↓

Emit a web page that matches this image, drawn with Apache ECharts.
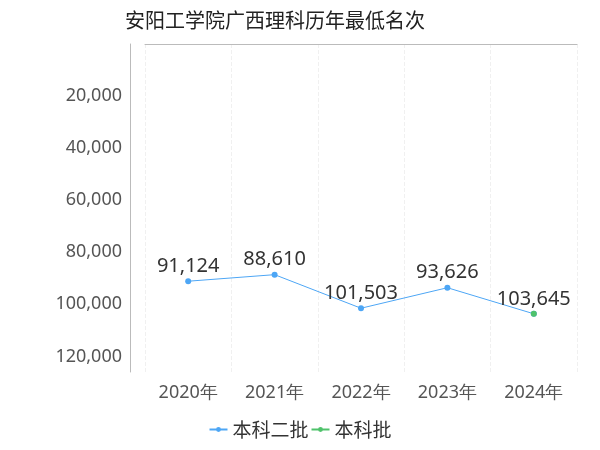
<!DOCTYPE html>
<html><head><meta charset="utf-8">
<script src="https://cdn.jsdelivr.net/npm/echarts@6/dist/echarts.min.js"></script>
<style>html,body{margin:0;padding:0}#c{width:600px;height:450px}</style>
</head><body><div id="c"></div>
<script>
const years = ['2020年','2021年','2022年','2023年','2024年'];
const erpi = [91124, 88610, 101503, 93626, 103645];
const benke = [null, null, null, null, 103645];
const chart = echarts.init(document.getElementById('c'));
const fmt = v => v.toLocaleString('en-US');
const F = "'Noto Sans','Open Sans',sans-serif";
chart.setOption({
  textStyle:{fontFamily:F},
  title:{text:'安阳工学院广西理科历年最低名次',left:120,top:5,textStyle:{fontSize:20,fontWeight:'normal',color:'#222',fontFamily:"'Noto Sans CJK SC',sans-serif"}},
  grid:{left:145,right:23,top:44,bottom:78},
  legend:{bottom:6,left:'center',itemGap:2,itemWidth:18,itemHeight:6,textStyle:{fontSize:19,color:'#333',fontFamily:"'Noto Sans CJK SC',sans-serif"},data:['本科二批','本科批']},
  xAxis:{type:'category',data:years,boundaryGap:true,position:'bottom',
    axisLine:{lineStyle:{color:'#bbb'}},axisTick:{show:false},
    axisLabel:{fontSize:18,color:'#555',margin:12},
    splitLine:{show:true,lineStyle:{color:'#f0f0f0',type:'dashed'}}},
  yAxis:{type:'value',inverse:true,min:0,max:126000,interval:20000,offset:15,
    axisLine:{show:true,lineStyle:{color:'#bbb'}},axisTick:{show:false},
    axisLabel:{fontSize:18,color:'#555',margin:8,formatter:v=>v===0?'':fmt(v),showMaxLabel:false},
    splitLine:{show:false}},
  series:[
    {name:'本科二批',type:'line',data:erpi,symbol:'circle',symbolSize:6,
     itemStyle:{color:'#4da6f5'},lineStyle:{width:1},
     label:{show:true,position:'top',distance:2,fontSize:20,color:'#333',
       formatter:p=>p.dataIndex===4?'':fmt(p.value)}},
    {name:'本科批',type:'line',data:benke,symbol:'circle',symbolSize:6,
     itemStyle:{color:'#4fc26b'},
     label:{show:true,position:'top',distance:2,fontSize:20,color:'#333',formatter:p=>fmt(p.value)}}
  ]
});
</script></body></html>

↑

### EXERCISE AIM
Except for the pictures, print the data above exactly.

### SOLUTION
Emit a web page that matches this image, drawn with Apache ECharts.
<!DOCTYPE html>
<html><head><meta charset="utf-8">
<script src="https://cdn.jsdelivr.net/npm/echarts@6/dist/echarts.min.js"></script>
<style>html,body{margin:0;padding:0}#c{width:600px;height:450px}</style>
</head><body><div id="c"></div>
<script>
const years = ['2020年','2021年','2022年','2023年','2024年'];
const erpi = [91124, 88610, 101503, 93626, 103645];
const benke = [null, null, null, null, 103645];
const chart = echarts.init(document.getElementById('c'));
const fmt = v => v.toLocaleString('en-US');
const F = "'Noto Sans','Open Sans',sans-serif";
chart.setOption({
  textStyle:{fontFamily:F},
  title:{text:'安阳工学院广西理科历年最低名次',left:120,top:5,textStyle:{fontSize:20,fontWeight:'normal',color:'#222',fontFamily:"'Noto Sans CJK SC',sans-serif"}},
  grid:{left:145,right:23,top:44,bottom:78},
  legend:{bottom:6,left:'center',itemGap:2,itemWidth:18,itemHeight:6,textStyle:{fontSize:19,color:'#333',fontFamily:"'Noto Sans CJK SC',sans-serif"},data:['本科二批','本科批']},
  xAxis:{type:'category',data:years,boundaryGap:true,position:'bottom',
    axisLine:{lineStyle:{color:'#bbb'}},axisTick:{show:false},
    axisLabel:{fontSize:18,color:'#555',margin:12},
    splitLine:{show:true,lineStyle:{color:'#f0f0f0',type:'dashed'}}},
  yAxis:{type:'value',inverse:true,min:0,max:126000,interval:20000,offset:15,
    axisLine:{show:true,lineStyle:{color:'#bbb'}},axisTick:{show:false},
    axisLabel:{fontSize:18,color:'#555',margin:8,formatter:v=>v===0?'':fmt(v),showMaxLabel:false},
    splitLine:{show:false}},
  series:[
    {name:'本科二批',type:'line',data:erpi,symbol:'circle',symbolSize:6,
     itemStyle:{color:'#4da6f5'},lineStyle:{width:1},
     label:{show:true,position:'top',distance:2,fontSize:20,color:'#333',
       formatter:p=>p.dataIndex===4?'':fmt(p.value)}},
    {name:'本科批',type:'line',data:benke,symbol:'circle',symbolSize:6,
     itemStyle:{color:'#4fc26b'},
     label:{show:true,position:'top',distance:2,fontSize:20,color:'#333',formatter:p=>fmt(p.value)}}
  ]
});
</script></body></html>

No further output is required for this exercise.